You then need to edit the file, and change the dependencies to the latest remote version.
This works for Django migrations, as well as other similar apps (sqlalchemy+alembic, RoR, etc).
Gitignore the migrations, if You have separate DBs for Development, Staging and Production environment. For dev. purposes You can use local sqlite DB and play with migrations locally.
I would recommend You to create four additional branches:
Master - Clean fresh code without migrations. Nobody is connected to this branch. Used for code reviews only
Development - daily development. Push/pull accepted. Each developer is working on sqlite DB
Cloud_DEV_env - remote cloud/server DEV environment. Pull only. Keep migrations locally on machine, which is used for the code deployment and remote migrations of Dev database
Cloud_STAG_env - remote cloud/server STAG environment. Pull only. Keep migrations locally on machine, which is used for the code deployment and remote migrations of Stag database
Cloud_PROD_env - remote cloud/server DEV environment. Pull only. Keep migrations locally on machine, which is used for the code deployment and remote migrations of Prod database
Notes:
2, 3, 4 - migrations can be kept in repos but there should be strict rules of pull requests merging, so we decided to find a person, responsible for deployments, so the only guy who has all the migration files - our deploy-er. He keeps the remote DB migrations each time we have any changes in Models.

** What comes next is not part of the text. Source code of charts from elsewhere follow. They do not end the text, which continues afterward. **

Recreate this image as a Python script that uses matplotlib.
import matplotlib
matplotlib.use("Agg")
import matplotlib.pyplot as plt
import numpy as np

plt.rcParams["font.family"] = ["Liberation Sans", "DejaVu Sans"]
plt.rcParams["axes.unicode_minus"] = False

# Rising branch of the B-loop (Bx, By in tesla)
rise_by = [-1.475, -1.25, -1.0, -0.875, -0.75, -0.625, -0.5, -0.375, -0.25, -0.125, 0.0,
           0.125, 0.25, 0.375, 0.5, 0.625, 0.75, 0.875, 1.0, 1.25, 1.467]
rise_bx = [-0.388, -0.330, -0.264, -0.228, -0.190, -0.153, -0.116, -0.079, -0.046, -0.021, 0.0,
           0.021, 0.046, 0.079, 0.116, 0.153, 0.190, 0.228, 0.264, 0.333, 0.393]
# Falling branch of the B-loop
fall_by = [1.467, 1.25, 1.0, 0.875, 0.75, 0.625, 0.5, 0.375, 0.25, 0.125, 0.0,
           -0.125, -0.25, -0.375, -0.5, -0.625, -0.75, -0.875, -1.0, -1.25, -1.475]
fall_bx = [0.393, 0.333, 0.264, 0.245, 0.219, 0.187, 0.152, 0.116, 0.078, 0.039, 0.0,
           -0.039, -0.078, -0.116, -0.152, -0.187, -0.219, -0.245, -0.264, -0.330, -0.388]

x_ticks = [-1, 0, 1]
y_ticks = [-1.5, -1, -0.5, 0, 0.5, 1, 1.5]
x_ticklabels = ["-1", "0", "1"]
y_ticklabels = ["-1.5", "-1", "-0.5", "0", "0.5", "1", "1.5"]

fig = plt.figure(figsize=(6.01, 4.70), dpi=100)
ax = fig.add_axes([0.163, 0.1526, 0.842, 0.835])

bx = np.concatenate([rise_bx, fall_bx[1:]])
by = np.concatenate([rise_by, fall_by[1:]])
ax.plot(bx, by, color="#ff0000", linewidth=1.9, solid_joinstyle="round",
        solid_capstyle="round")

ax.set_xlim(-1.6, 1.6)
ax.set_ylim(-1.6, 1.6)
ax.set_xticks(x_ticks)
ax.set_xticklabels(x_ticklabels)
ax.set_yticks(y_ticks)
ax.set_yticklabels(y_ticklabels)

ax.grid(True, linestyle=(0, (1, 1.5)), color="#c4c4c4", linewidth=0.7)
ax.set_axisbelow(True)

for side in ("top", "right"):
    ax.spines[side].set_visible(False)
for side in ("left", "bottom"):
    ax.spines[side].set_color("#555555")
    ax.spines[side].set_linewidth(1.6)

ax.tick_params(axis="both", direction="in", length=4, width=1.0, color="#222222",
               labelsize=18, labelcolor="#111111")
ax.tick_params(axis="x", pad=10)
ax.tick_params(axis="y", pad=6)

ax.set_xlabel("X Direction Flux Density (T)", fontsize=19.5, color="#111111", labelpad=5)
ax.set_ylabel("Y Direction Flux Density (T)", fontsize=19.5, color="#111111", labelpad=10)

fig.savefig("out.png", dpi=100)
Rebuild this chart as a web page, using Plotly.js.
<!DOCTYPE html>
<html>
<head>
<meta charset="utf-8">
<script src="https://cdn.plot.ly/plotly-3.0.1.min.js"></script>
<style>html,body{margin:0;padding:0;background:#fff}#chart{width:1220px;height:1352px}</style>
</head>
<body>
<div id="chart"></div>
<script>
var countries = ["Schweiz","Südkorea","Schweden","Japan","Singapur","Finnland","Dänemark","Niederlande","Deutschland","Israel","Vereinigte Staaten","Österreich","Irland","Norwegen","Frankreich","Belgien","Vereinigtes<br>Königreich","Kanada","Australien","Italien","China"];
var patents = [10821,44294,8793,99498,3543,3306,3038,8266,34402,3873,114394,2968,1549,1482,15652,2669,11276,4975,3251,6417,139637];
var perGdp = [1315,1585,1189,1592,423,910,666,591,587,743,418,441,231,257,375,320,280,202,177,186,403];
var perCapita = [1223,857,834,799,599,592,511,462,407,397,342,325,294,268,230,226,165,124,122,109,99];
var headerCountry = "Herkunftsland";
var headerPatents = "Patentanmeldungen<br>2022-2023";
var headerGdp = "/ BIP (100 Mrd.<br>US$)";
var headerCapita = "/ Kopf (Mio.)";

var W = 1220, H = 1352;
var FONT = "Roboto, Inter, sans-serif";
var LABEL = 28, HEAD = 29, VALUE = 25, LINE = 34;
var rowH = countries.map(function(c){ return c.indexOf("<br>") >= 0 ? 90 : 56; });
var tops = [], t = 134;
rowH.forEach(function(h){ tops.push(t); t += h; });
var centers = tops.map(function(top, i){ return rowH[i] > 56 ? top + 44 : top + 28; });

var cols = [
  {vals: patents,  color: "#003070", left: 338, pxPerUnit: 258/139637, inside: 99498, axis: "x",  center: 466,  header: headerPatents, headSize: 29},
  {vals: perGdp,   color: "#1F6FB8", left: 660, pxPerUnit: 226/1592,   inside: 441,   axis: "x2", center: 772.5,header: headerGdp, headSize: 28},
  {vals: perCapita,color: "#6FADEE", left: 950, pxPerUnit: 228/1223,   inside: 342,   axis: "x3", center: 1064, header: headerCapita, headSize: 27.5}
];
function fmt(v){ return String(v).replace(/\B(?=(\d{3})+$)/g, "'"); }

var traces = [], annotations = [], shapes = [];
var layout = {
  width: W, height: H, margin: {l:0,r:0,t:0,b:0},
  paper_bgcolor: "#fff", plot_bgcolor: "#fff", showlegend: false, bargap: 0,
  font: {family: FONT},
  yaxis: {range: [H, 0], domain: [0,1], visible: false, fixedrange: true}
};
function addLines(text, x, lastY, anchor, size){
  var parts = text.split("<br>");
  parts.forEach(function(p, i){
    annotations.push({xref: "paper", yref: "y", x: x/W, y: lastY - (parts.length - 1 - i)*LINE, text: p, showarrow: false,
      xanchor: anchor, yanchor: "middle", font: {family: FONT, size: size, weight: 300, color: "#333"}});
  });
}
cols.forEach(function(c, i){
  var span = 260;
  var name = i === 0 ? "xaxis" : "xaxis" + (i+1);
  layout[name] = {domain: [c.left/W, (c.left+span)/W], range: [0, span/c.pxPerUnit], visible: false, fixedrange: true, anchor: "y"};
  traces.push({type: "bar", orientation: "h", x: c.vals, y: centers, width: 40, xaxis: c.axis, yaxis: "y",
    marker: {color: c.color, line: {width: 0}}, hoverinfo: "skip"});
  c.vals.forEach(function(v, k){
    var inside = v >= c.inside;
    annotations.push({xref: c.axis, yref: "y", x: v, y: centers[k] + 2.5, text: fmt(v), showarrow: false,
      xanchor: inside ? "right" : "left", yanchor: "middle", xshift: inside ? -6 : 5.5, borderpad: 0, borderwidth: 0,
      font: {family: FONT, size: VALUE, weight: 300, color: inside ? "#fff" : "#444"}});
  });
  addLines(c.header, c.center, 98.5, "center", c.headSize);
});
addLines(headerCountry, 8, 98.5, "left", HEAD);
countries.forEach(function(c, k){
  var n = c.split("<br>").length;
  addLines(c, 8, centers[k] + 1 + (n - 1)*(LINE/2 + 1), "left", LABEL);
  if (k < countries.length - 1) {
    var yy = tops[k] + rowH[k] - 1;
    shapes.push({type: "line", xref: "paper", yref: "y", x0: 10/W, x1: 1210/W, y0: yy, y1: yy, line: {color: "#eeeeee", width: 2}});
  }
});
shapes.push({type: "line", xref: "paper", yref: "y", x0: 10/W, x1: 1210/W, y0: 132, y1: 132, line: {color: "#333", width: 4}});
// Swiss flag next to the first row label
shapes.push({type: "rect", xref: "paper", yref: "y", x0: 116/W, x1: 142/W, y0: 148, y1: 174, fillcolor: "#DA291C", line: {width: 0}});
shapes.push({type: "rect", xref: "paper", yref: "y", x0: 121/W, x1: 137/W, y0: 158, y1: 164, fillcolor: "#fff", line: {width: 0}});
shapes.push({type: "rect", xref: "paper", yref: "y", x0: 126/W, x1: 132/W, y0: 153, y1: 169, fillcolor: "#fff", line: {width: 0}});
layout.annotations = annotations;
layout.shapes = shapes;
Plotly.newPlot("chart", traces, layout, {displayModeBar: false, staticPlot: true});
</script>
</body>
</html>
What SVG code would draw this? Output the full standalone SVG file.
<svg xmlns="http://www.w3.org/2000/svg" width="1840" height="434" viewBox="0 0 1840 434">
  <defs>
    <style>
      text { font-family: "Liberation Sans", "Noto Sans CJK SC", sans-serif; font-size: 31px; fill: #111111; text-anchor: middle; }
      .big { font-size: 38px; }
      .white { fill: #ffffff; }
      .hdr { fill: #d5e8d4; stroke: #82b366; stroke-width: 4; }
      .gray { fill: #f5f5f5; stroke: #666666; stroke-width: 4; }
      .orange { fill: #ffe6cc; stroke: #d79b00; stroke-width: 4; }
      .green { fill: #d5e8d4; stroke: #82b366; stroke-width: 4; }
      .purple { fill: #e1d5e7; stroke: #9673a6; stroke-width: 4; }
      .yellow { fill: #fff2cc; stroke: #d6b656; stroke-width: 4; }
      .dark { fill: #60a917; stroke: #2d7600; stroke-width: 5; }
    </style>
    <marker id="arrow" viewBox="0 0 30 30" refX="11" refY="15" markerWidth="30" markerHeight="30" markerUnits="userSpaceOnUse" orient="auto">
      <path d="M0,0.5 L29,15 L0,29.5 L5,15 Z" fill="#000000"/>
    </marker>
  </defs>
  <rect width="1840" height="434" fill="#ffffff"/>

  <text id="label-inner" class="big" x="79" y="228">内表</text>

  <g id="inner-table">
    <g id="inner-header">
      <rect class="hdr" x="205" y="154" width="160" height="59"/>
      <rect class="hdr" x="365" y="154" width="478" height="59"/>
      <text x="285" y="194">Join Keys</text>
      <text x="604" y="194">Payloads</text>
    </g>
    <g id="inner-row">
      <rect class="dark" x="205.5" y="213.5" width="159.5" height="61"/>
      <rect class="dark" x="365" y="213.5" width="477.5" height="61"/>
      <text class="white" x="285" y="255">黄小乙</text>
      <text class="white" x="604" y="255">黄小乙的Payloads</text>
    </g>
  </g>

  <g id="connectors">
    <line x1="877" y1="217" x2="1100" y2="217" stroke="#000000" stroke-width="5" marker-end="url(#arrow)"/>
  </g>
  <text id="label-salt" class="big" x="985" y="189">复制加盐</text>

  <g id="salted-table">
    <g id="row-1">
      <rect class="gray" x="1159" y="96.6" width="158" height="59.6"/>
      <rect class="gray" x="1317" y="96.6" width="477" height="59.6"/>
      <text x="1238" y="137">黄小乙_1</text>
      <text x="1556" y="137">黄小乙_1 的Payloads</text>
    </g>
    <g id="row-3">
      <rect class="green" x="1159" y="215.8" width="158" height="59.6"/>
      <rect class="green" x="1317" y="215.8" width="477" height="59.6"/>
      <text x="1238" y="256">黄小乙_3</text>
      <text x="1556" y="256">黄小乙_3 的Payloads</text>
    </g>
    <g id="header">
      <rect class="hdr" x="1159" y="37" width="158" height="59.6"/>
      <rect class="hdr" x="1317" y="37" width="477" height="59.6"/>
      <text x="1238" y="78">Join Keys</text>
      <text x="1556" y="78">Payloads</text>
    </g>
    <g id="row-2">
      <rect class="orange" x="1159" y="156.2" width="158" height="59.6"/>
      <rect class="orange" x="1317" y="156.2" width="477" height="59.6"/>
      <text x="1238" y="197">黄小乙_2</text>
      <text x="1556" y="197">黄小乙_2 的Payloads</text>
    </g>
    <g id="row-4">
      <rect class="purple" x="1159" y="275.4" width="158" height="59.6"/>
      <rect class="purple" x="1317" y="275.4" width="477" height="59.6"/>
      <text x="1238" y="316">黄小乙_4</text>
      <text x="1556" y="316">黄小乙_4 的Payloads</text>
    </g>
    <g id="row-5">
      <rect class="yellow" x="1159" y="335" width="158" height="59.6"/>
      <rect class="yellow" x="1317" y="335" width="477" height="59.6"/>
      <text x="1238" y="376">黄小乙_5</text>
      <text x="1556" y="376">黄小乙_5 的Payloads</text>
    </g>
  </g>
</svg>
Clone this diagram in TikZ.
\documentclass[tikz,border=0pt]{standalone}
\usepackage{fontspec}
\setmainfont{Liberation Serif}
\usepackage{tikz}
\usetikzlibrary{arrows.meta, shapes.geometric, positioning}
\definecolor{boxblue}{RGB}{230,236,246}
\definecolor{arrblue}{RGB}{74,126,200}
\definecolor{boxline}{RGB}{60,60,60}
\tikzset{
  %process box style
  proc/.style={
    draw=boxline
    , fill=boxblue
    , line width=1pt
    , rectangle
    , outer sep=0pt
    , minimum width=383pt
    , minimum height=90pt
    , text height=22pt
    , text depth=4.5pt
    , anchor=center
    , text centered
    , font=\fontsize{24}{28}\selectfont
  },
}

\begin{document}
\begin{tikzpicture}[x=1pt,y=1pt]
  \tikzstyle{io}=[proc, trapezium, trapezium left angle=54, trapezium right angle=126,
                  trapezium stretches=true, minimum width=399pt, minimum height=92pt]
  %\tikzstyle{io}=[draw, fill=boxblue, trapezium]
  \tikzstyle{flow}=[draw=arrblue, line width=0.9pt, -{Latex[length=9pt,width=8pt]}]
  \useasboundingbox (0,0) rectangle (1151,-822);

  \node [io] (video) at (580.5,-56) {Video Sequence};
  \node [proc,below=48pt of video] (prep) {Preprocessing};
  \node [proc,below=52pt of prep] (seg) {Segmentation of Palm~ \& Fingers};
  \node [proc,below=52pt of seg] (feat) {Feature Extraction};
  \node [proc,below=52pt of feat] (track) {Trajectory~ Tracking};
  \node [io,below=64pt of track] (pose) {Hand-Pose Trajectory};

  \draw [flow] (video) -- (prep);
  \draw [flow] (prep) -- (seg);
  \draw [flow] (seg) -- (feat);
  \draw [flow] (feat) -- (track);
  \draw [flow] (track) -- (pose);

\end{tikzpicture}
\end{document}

You should think of migrations as a version control system for your database schema. makemigrations is responsible for packaging up your model changes into individual migration files - analogous to commits - and migrate is responsible for applying those to your database.
The migration files for each app live in a “migrations” directory inside of that app, and are designed to be committed to, and distributed as part of, its codebase. You should be making them once on your development machine and then running the same migrations on your colleagues’ machines, your staging machines, and eventually your production machines.
golden rule : Make once on dev and migrate on all
Having a bunch of migration files in git is messy. There is only one file in migration folder that you should not ignore. That file is init.py file, If you ignore it, python will no longer look for submodules inside the directory, so any attempts to import the modules will fail. So the question should be how to ignore all migration files but init.py?
The solution is:
Add '0*.py' to .gitignore files and it does the job perfectly.
Hope this helps someone.
Committing your migrations is just a recipe for disaster. Because the migrations are somewhat or a chain that can be traced back, if you have dependences from a former migration e.g a pip module which you used at some point in your project lifecycle and then stopped using. You might find bread crumbs of such dependences in your migrations thread and you have to manually remove these imports from the migrations file.
Verdict, except you are a god tier Django dev, probably avoid adding migrations to your commits.
Short answer
I propose excluding migrations in the repo. After code merge, just run ./manage.py makemigrations and you are all set.
Long answer
I don't think you should put migrations files into repo. It will spoil the migration states in other person's dev environment and other prod and stage environment. (refer to Sugar Tang's comment for examples).
In my point of view, the purpose of Django migrations is to find gaps between previous model states and new model states, and then serialise the gap. If your model changes after code merge, you can simple do makemigrations to find out the gap. Why do you want to manually and carefully merge other migrations when you can achieve the same automatically and bug free? Django documentation says,
They*(migrations)*’re designed to be mostly automatic
; please keep it that way. To merge migrations manually, you have to fully understand what others have changed and any dependence of the changes. That's a lot of overhead and error prone. So tracking models file is sufficient.
It is a good topic on the workflow. I am open to other options.